Até onde vai a verdade cientifica?, artigo de Sávio Torres de Farias
Com a religião promovendo uma convivência de respeito entre as culturas e a ciência expondo os problemas na busca de uma realidade palpável, talvez possamos construir uma sociedade plural, reflexiva e com novos valores morais
Sávio Torres é doutorando em Genética da UFMG e nos enviou este texto:
O método científico durante os últimos séculos obteve e ainda vem obtendo um enorme sucesso na sua maneira de explicar o mundo.
A busca por uma descrição da realidade tornou-se o alimento inesgotável das sociedades modernas, sociedades estas que buscaram e ainda continuam a buscar a derrubada de mitos transcendentais, que mostram a verdade através de entidades superiores, racionalmente inexplicável e intocável.
Com o surgimento do pensamento racionalista, este tipo de explicação por tais entidades superiores tornou-se ineficaz, e se apresentou para esta sociedade moderna como uma ameaça na busca das verdades absolutas.
Juntamente com o fortalecimento do método científico, surgiram dois grandes ramos de pensamento a cerca das verdades que eram mostradas por tal método:
de um lado, estavam os que pensavam o método cientifico como construção da realidade a partir dos dados obtidos da observação, desta forma a realidade apresentada não passava de uma representação de uma realidade maior inatingível, escola de pensamento conhecida por Construtivismo.
Portanto, ao aceitarmos que o método científico é construtivista, não estaríamos destruindo mitos em troca de outros mitos?
Qual seria a diferença fundamental entre uma verdade construída por crenças em entidades superiores e outra construída por uma representação de mundo?
Quanto dessa verdade científica não seria fruto das crenças dos próprios cientistas?
No outro lado do pensamento, há uma escola na qual o método científico não é uma mera representação da realidade, e sim a própria realidade vislumbrada por uma observação sistêmica dos acontecimentos, forma de pensamento conhecida por Realismo.
E esta forma de pensamento leva a um sentimento de superioridade das sociedades modernas sobre antigas crenças culturais na explicação de mundo.
Desta forma, é um direito destruir antigas crenças culturais pela busca de uma verdade absoluta?
Será que “verdades” construídas por métodos diferentes tem suas funções sociais sobrepostas? Poderá o conhecimento científico se tornar tão dogmático quanto à crença em mitos?
Ao fazer uma análise do método científico, identificamos dois momentos em que é possível distinguir na sua forma de construção e apresentação do conhecimento:
o primeiro momento será identificado como o da montagem e apresentação das teorias e hipóteses, em que o pesquisador ou grupo de pesquisadores propõe uma interpretação dos dados observados em suas análises;
o segundo momento será identificado quando estas propostas forem comprovadas por diversos grupos e esse conhecimento estabelecido como “verdade” for aceito por toda a comunidade.

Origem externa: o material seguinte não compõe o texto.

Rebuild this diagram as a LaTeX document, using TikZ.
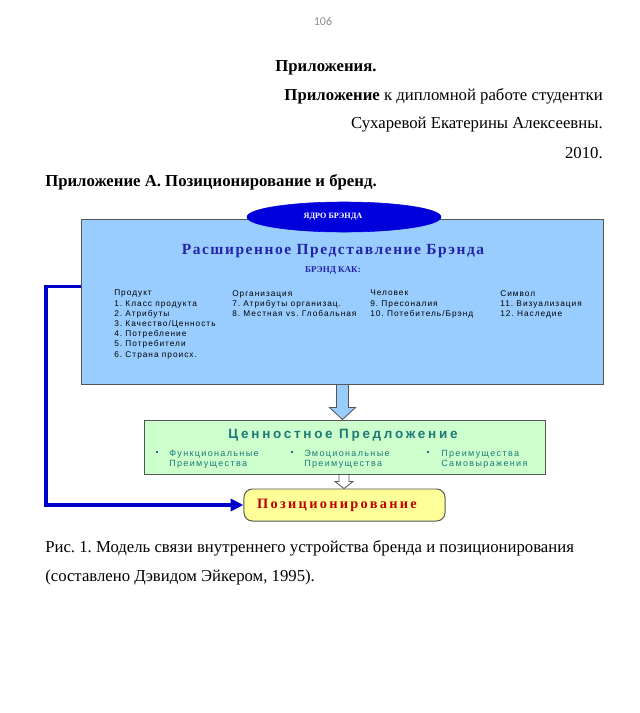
\documentclass[tikz,border=0pt]{standalone}
\usepackage{fontspec}
\setmainfont{Liberation Serif}
\setsansfont{Liberation Sans}
\newfontfamily\pagefont{Carlito}
\newfontfamily\widesans[LetterSpace=12]{Liberation Sans}
\newfontfamily\perksans[LetterSpace=15]{Liberation Sans}
\newfontfamily\titlesans[LetterSpace=20]{Liberation Sans}
\newfontfamily\titleserif[LetterSpace=10]{Liberation Serif}
\newfontfamily\posserif[LetterSpace=16]{Liberation Serif}
\usetikzlibrary{arrows.meta,calc,shapes.geometric}
\definecolor{pagegray}{HTML}{8C8C8C}
\definecolor{edge}{HTML}{555555}
\definecolor{brandblue}{HTML}{99CCFF}
\definecolor{coreblue}{HTML}{0000DD}
\definecolor{inkblue}{HTML}{2424A8}
\definecolor{linkblue}{HTML}{0000CC}
\definecolor{valuegreen}{HTML}{CCFFCC}
\definecolor{tealtext}{HTML}{1E7878}
\definecolor{posyellow}{HTML}{FFFF99}
\definecolor{posred}{HTML}{C00000}
\frenchspacing

\begin{document}
\begin{tikzpicture}[
    x=0.025cm, y=-0.025cm,
    head/.style={inner sep=0pt, font=\fontsize{11.9}{14}\selectfont},
    box/.style={draw=edge, line width=0.7pt, inner sep=0pt},
    core/.style={ellipse, draw=coreblue, fill=coreblue, minimum width=4.85cm, minimum height=0.75cm, inner sep=0pt},
    col/.style={anchor=north west, align=left, inner sep=0pt, execute at begin node=\strut, font=\widesans\fontsize{5.9}{7.25}\selectfont},
    perk/.style={anchor=north west, align=left, inner sep=0pt, text=tealtext, execute at begin node=\strut, font=\perksans\fontsize{6.4}{7.25}\selectfont},
    dot/.style={fill=tealtext, inner sep=0pt, minimum size=2pt},
    bigarrow/.style={draw=edge, fill=brandblue, line width=0.6pt, line join=miter},
    smallarrow/.style={draw=edge, fill=white, line width=0.6pt, line join=miter},
    link/.style={draw=linkblue, line width=2.8pt, -{Triangle[length=0.32cm, width=0.3cm]}}
  ]
    \useasboundingbox (0,0) rectangle (640,713);

    % page header
    \node[text=pagegray, inner sep=0pt, font=\pagefont\fontsize{8.5}{10}\selectfont] (page) at (323,22) {106};
    \node[head, font=\bfseries\fontsize{11.9}{14}\selectfont] (apx) at (326,68) {Приложения.};
    \node[head, anchor=east] (apxfor) at (603,96) {\textbf{Приложение} к дипломной работе студентки};
    \node[head, anchor=east] (apxname) at (603,125) {Сухаревой Екатерины Алексеевны.};
    \node[head, anchor=east] (apxyear) at (603,153) {2010.};
    \node[head, anchor=west, font=\bfseries\fontsize{11.9}{14}\selectfont] (apxa) at (45,182) {Приложение А. Позиционирование и бренд.};

    % brand box
    \node[box, fill=brandblue, minimum width=13.025cm, minimum height=4.1cm] (brand) at (342.5,302) {};
    \node[core] (core) at (344,217) {};
    \node[inner sep=0pt, text=white, font=\bfseries\fontsize{5.8}{7}\selectfont] (corelabel) at (333,217) {ЯДРО БРЭНДА};
    \node[inner sep=0pt, text=inkblue, font=\titleserif\bfseries\fontsize{11}{13}\selectfont] (brandtitle) at (333,251) {Расширенное Представление Брэнда};
    \node[inner sep=0pt, text=inkblue, font=\bfseries\fontsize{6.4}{8}\selectfont] (brandas) at (333,270) {БРЭНД КАК:};
    \node[col] (product) at (114,290) {Продукт\\1. Класс продукта\\2. Атрибуты\\3. Качество/Ценность\\4. Потребление\\5. Потребители\\6. Страна происх.};
    \node[col] (org) at (232,290) {Организация\\7. Атрибуты организац.\\8. Местная vs. Глобальная};
    \node[col] (person) at (370,290) {Человек\\9. Пресоналия\\10. Потебитель/Брэнд};
    \node[col] (symbol) at (500,290) {Символ\\11. Визуализация\\12. Наследие};

    % value box
    \node[box, fill=valuegreen, minimum width=10cm, minimum height=1.35cm] (value) at (345,447) {};
    \node[inner sep=0pt, text=tealtext, font=\titlesans\bfseries\fontsize{9.6}{11}\selectfont] (valuetitle) at (343,435) {Ценностное Предложение};
    \node[dot] (dotfunc) at (157,452) {};
    \node[dot] (dotemo) at (292,452) {};
    \node[dot] (dotself) at (428,452) {};
    \node[perk] (func) at (169,450) {Функциональные\\Преимущества};
    \node[perk] (emo) at (304,450) {Эмоциональные\\Преимущества};
    \node[perk] (self) at (441,450) {Преимущества\\Самовыражения};

    % positioning box
    \node[box, fill=posyellow, rounded corners=6pt, minimum width=5.025cm, minimum height=0.8cm] (pos) at (344.5,505) {};
    \node[inner sep=0pt, text=posred, font=\posserif\bfseries\fontsize{10.2}{12}\selectfont] (postitle) at (337,505) {Позиционирование};

    % block arrows
    \draw[bigarrow] ($(brand.south)+(-6,0)$) -- ($(brand.south)+(6,0)$)
      -- ($(brand.south |- value.north)+(6,-12)$) -- ($(brand.south |- value.north)+(13,-12)$)
      -- (brand.south |- value.north)
      -- ($(brand.south |- value.north)+(-13,-12)$) -- ($(brand.south |- value.north)+(-6,-12)$) -- cycle;
    \draw[smallarrow] ($(value.south)+(-6,0)$) -- ($(value.south)+(4,0)$)
      -- ($(value.south |- pos.north)+(4,-7)$) -- ($(value.south |- pos.north)+(8,-7)$)
      -- ($(value.south |- pos.north)+(-1,0)$)
      -- ($(value.south |- pos.north)+(-10,-7)$) -- ($(value.south |- pos.north)+(-6,-7)$) -- cycle;

    % connector
    \draw[link] ($(brand.north west)+(0,67)$) -- ++(-35,0) |- (pos.west);

    % caption
    \node[head, anchor=west] (capa) at (45,548) {Рис. 1. Модель связи внутреннего устройства бренда и позиционирования};
    \node[head, anchor=west] (capb) at (45,577) {(составлено Дэвидом Эйкером, 1995).};
  \end{tikzpicture}
\end{document}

A verdade aqui é definida como um conjunto de conhecimentos factíveis de reprodução e que possibilite previsões de eventos futuros.
Nesta definição, a realidade não será absoluta, mas também não será mera construção da realidade.
Partindo desta análise é visível que a proposta Construtivista e a Realista não são opostas por natureza, e sim etapas diferenciadas do método científico, em que no primeiro momento está aplicado o método construtivista e no segundo momento o método realista, não como realidade absoluta, mas como realidade alcançável.
Então, como a realidade absoluta nunca será conhecida, ou pelo menos nunca se terá consciência dela, a ciência perde, no senso comum, seu caráter dogmático e expõe sua face problematizadora de questões que podem ser abertamente discutidas pela sociedade, sendo esta a grande contribuição que a ciência ou o método científico têm a oferecer para a construção de uma sociedade crítica e menos alienável por mitos dogmáticos e verdades absolutas propostas pelas religiões, como forma de manter o controle das decisões sociais, através da imposição de valores morais ultrapassados.
Apesar de vislumbrar um papel sensibilizador das ciências na formação de uma sociedade critica, não posso me abster de admitir a importância das religiões como uma instituição, que de certa forma, possibilita ou promove uma determinada organização social.
Neste ponto gostaria de encerrar este texto com uma nova perspectiva, onde enquanto ciência e religião estiverem disputando a mesma função social, seus pensamentos e propostas serão sempre incompatíveis e incongruentes, porém se cada uma dessas vertentes de pensamento desempenhar sua função social, estando a religião promovendo uma convivência de respeito entre as culturas e a ciência expondo os problemas na busca de uma realidade palpável, podemos assim construir, quem sabe, uma sociedade plural, reflexiva e com novos valores morais condizentes com seu tempo.